Why Prometheus + Grafana?

We chose this combination for the following reasons:

  • Prometheus: Provides a robust, time-series database for collecting real-time metrics from various sources.
  • Grafana: Offers interactive and customizable dashboards to visualize and analyze the collected data.
  • Use Case: Specifically, we aimed to monitor model performance (e.g., latency, throughput) and the overall system health, including GPU usage and container metrics.

Features of the Setup

  • Real-time Metrics: The stack collects data at a configurable interval (e.g., 5 seconds).
  • GPU Monitoring: Leverages NVIDIA's DCGM exporter to monitor GPU utilization and memory.
  • Container Monitoring: Uses cAdvisor to monitor Docker container performance.
  • Custom Dashboards: Grafana allows the creation of tailored visualizations for specific metrics.
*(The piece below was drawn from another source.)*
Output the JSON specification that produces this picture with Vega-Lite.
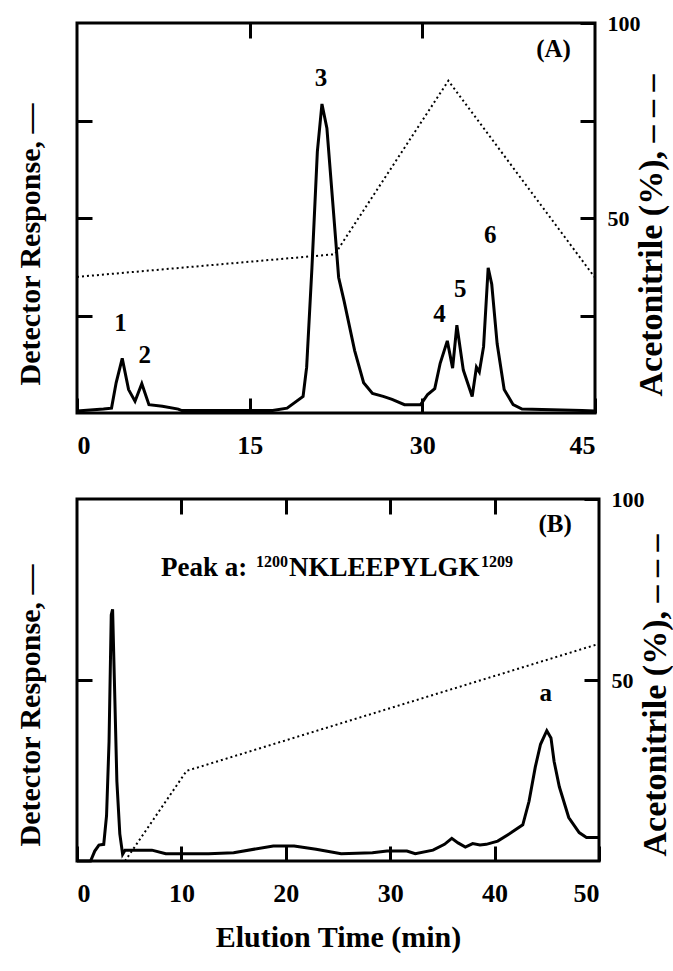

Deployment Using Docker Compose

The entire stack is orchestrated using Docker Compose. Below is the docker-compose.yml file we used:

1version: '3.8'
2
3services:
4 cadvisor:
5 image: google/cadvisor:latest
6 ports:
7 - "8088:8080"
8 volumes:
9 - /:/rootfs:ro
10 - /var/run:/var/run:rw
11 - /sys:/sys:ro
12 - /var/lib/docker/:/var/lib/docker:ro
13 networks:
14 - monitoring
15
16 prometheus:
17 image: prom/prometheus:latest
18 volumes:
19 - ./prometheus.yml:/etc/prometheus/prometheus.yml
20 command:
21 - '--config.file=/etc/prometheus/prometheus.yml'
22 ports:
23 - "9090:9090"
24 networks:
25 - monitoring
26
27 grafana:
28 image: grafana/grafana:latest
29 ports:
30 - "3000:3000"
31 volumes:
32 - grafana-storage:/var/lib/grafana
33 networks:
34 - monitoring
35
36 nvidia-dcgm-exporter:
37 image: nvidia/dcgm-exporter:latest
38 deploy:
39 resources:
40 reservations:
41 devices:
42 - capabilities: [gpu]
43 environment:
44 - NVIDIA_VISIBLE_DEVICES=all
45 ports:
46 - "9400:9400"
47 networks:
48 - monitoring
49
50networks:
51 monitoring:
52 driver: bridge
53
54volumes:
55 grafana-storage:

Configuring Prometheus

Prometheus is configured to scrape metrics from cAdvisor and NVIDIA DCGM exporter. Here is the prometheus.yml file:

1global:
2 scrape_interval: 5s
3
4scrape_configs:
5 - job_name: 'cadvisor'
6 static_configs:
7 - targets: ['cadvisor:8080']
8
9 - job_name: 'nvidia-gpu'
10 static_configs:
11 - targets: ['nvidia-dcgm-exporter:9400']

Custom Grafana Dashboards

Once Prometheus is set up, Grafana can query its data to visualize metrics. Below are some of the key panels we created:

  1. Docker Container Memory Usage (MB):

    • Query: sum(container_memory_usage_bytes{image!=""}) by (name) / 1024 / 1024

    memory ps

  2. GPU Utilization:

    • Query: DCGM_FI_DEV_GPU_UTIL
    • Legend: {{modelName}} - GPU {{gpu}}

    gpu utils

  3. GPU Memory Usage (MB):

    • Query: DCGM_FI_DEV_FB_USED / 1024 gpu mem
  4. Docker Container CPU Usage (Cores):

    • Query: sum(rate(container_cpu_usage_seconds_total{image!=""}[5m])) by (name) cpu usage

Steps to Deploy the Stack

  1. Prepare Files: Save the docker-compose.yml and prometheus.yml files in the same directory.

  2. Start the Services: Run the following command to start the monitoring stack:

    1docker-compose up -d
  3. Access Web Interfaces:

    • Prometheus: Visit http://<server-ip>:9090 to view raw metrics.
    • Grafana: Visit http://<server-ip>:3000 to create and view dashboards.
  4. Import Dashboards: Use the JSON model of your dashboard in Grafana to visualize metrics.


Summary

  • Proactive Monitoring: Monitoring both GPU and container metrics is essential for optimizing performance in ML systems.
  • Flexibility: The Prometheus + Grafana stack is highly customizable, making it suitable for diverse monitoring needs.
  • Simplicity: Using Docker Compose simplifies deployment and maintenance of the stack.